**Short exercise:**
Include the line containing "bottom += np.array(vals)" and all lines before it, repeated exactly from the listing below, without pictures.

**Collected material:**

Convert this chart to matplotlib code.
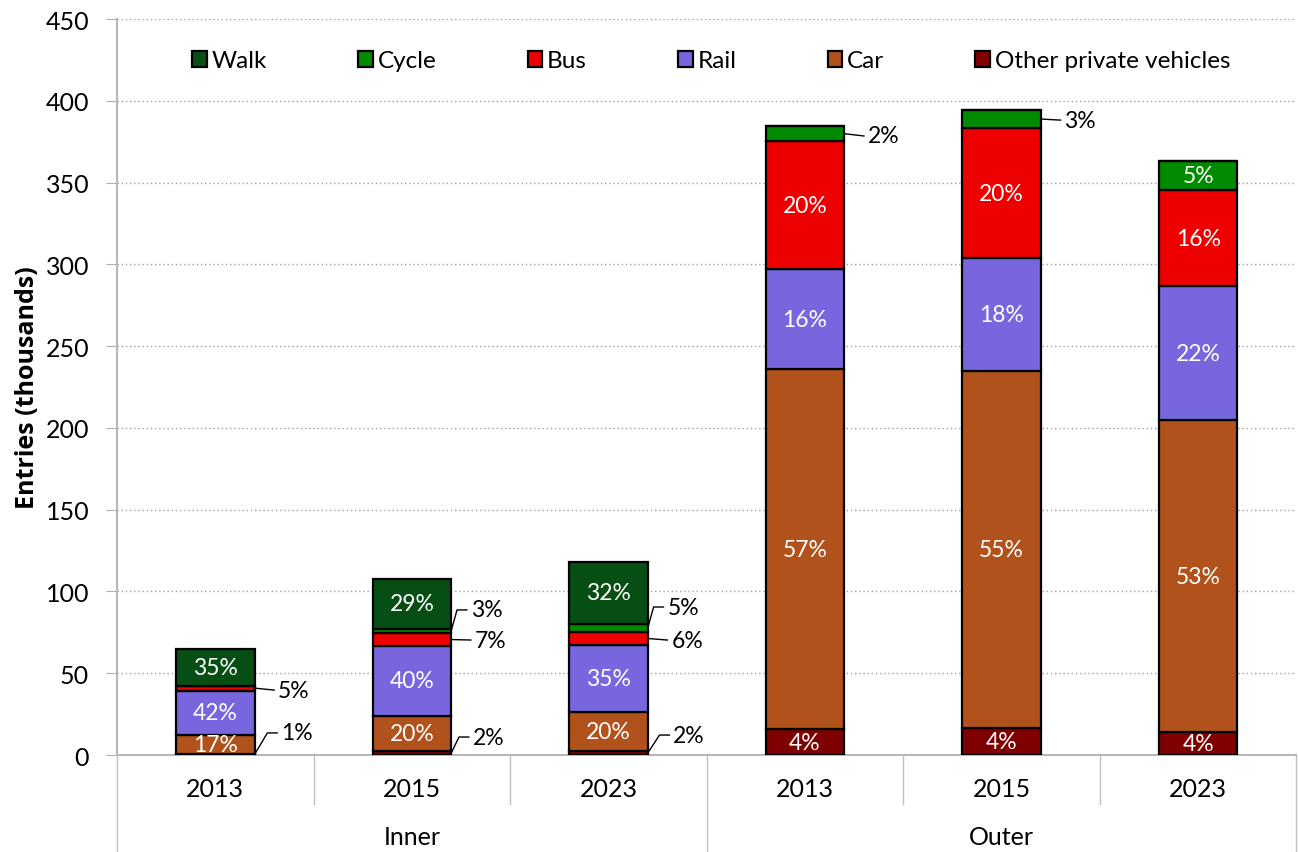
import matplotlib.pyplot as plt
import numpy as np

plt.rcParams['font.family'] = ['Lato', 'DejaVu Sans']

years = ['2013', '2015', '2023', '2013', '2015', '2023']
groups = ['Inner', 'Outer']
modes = ['Other private vehicles', 'Car', 'Rail', 'Bus', 'Cycle', 'Walk']
colors = ['#7e0000', '#b1511b', '#7866de', '#ee0000', '#008a00', '#064e14']

# values in thousands
other = [0.6, 2.2, 2.4, 15.9, 16.5, 14.1]
car = [11.5, 21.9, 23.9, 220.0, 218.3, 190.7]
rail = [27.3, 42.6, 41.0, 61.0, 69.1, 81.9]
bus = [3.0, 7.8, 7.9, 78.4, 79.4, 58.7]
cycle = [0.0, 2.8, 4.9, 9.2, 11.1, 17.8]
walk = [22.4, 30.3, 38.0, 0.0, 0.0, 0.0]

# share labels shown on the chart
pct_other = ['1%', '2%', '2%', '4%', '4%', '4%']
pct_car = ['17%', '20%', '20%', '57%', '55%', '53%']
pct_rail = ['42%', '40%', '35%', '16%', '18%', '22%']
pct_bus = ['5%', '7%', '6%', '20%', '20%', '16%']
pct_cycle = ['', '3%', '5%', '2%', '3%', '5%']
pct_walk = ['35%', '29%', '32%', '', '', '']

series = [other, car, rail, bus, cycle, walk]
labels = [pct_other, pct_car, pct_rail, pct_bus, pct_cycle, pct_walk]

# labels drawn outside with leader lines: (bar, series index, label y, elbow)
outside = [(0, 3, 39.7, 0.0), (0, 0, 13.5, 0.065),
           (1, 4, 88.7, 0.03), (1, 3, 70.3, 0.0), (1, 0, 11.0, 0.04),
           (2, 4, 90.5, 0.03), (2, 3, 70.3, 0.0), (2, 0, 12.2, 0.06),
           (3, 4, 378.5, 0.0), (4, 4, 388.2, 0.0)]

fig = plt.figure(figsize=(12.98, 8.53), dpi=100)
ax = fig.add_axes([0.0901, 0.1137, 0.9087, 0.8628])

x = np.arange(len(years))
width = 0.4
bottom = np.zeros(len(years))
bars = []
for vals, col, name in zip(series, colors, modes):
    ax.bar(x, vals, width, bottom=bottom, color=col, edgecolor='black',
           linewidth=1.6, label=name, zorder=3)
    bars.append(bottom.copy())
    bottom += np.array(vals)

out_keys = {(i, s) for i, s, _, _ in outside}
for s, (vals, labs) in enumerate(zip(series, labels)):
    for i in range(len(years)):
        if not labs[i] or (i, s) in out_keys:
            continue
        ax.text(x[i], bars[s][i] + vals[i] / 2, labs[i], ha='center', va='center',
                color='white', fontsize=16.5, zorder=4)

for i, s, ly, elbow in outside:
    edge = x[i] + width / 2
    y0 = bars[s][i] + series[s][i] / 2
    if elbow == 0:
        xs = [edge, edge + 0.1]
        ys = [y0, ly]
        tx = edge + 0.12
    else:
        xs = [edge, edge + elbow, edge + elbow + 0.05]
        ys = [y0, ly, ly]
        tx = edge + elbow + 0.07
    ax.plot(xs, ys, color='black', lw=1, zorder=4, clip_on=False)
    ax.text(tx, ly, labels[s][i], ha='left', va='center', fontsize=16.5, zorder=4)

ax.set_xlim(-0.5, 5.5)
ax.set_ylim(0, 450)
ax.set_yticks(np.arange(0, 451, 50))
ax.tick_params(axis='y', labelsize=18, length=8, color='#b0b0b0', pad=12)
ax.set_xticks([])
ax.yaxis.grid(True, linestyle=(0, (1, 2)), color='#a0a0a0', lw=1, zorder=0)
ax.set_axisbelow(True)
for side in ['top', 'right']:
    ax.spines[side].set_visible(False)
for side in ['left', 'bottom']:
    ax.spines[side].set_color('#b8b8b8')
    ax.spines[side].set_linewidth(1.5)
ax.set_ylabel('Entries (thousands)', fontsize=18, fontweight='bold',
              family=['Open Sans', 'DejaVu Sans'], labelpad=4)

# category axis below the plot
trans = ax.get_xaxis_transform()
for xi in [-0.5, 0.5, 1.5, 2.5, 3.5, 4.5, 5.5]:
    low = -0.132 if xi in (-0.5, 2.5, 5.5) else -0.0666
    ax.plot([xi, xi], [0, low], transform=trans, color='#c0c0c0', lw=1, clip_on=False)
for xi, yr in zip(x, years):
    ax.text(xi, -0.046, yr, transform=trans, ha='center', va='center', fontsize=18)
for gi, g in enumerate(groups):
    ax.text(1 + 3 * gi, -0.111, g, transform=trans, ha='center', va='center', fontsize=18)

handles, names = ax.get_legend_handles_labels()
order = [5, 4, 3, 2, 1, 0]
ax.legend([handles[k] for k in order], [names[k] for k in order], loc='center',
          bbox_to_anchor=(0.504, 0.943), ncol=6, frameon=False, fontsize=17.5,
          handlelength=0.6, handleheight=0.6, handletextpad=0.2, columnspacing=3.75)

fig.savefig('out.png', dpi=100)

**Solution to this task:**
Convert this chart to matplotlib code.
import matplotlib.pyplot as plt
import numpy as np

plt.rcParams['font.family'] = ['Lato', 'DejaVu Sans']

years = ['2013', '2015', '2023', '2013', '2015', '2023']
groups = ['Inner', 'Outer']
modes = ['Other private vehicles', 'Car', 'Rail', 'Bus', 'Cycle', 'Walk']
colors = ['#7e0000', '#b1511b', '#7866de', '#ee0000', '#008a00', '#064e14']

# values in thousands
other = [0.6, 2.2, 2.4, 15.9, 16.5, 14.1]
car = [11.5, 21.9, 23.9, 220.0, 218.3, 190.7]
rail = [27.3, 42.6, 41.0, 61.0, 69.1, 81.9]
bus = [3.0, 7.8, 7.9, 78.4, 79.4, 58.7]
cycle = [0.0, 2.8, 4.9, 9.2, 11.1, 17.8]
walk = [22.4, 30.3, 38.0, 0.0, 0.0, 0.0]

# share labels shown on the chart
pct_other = ['1%', '2%', '2%', '4%', '4%', '4%']
pct_car = ['17%', '20%', '20%', '57%', '55%', '53%']
pct_rail = ['42%', '40%', '35%', '16%', '18%', '22%']
pct_bus = ['5%', '7%', '6%', '20%', '20%', '16%']
pct_cycle = ['', '3%', '5%', '2%', '3%', '5%']
pct_walk = ['35%', '29%', '32%', '', '', '']

series = [other, car, rail, bus, cycle, walk]
labels = [pct_other, pct_car, pct_rail, pct_bus, pct_cycle, pct_walk]

# labels drawn outside with leader lines: (bar, series index, label y, elbow)
outside = [(0, 3, 39.7, 0.0), (0, 0, 13.5, 0.065),
           (1, 4, 88.7, 0.03), (1, 3, 70.3, 0.0), (1, 0, 11.0, 0.04),
           (2, 4, 90.5, 0.03), (2, 3, 70.3, 0.0), (2, 0, 12.2, 0.06),
           (3, 4, 378.5, 0.0), (4, 4, 388.2, 0.0)]

fig = plt.figure(figsize=(12.98, 8.53), dpi=100)
ax = fig.add_axes([0.0901, 0.1137, 0.9087, 0.8628])

x = np.arange(len(years))
width = 0.4
bottom = np.zeros(len(years))
bars = []
for vals, col, name in zip(series, colors, modes):
    ax.bar(x, vals, width, bottom=bottom, color=col, edgecolor='black',
           linewidth=1.6, label=name, zorder=3)
    bars.append(bottom.copy())
    bottom += np.array(vals)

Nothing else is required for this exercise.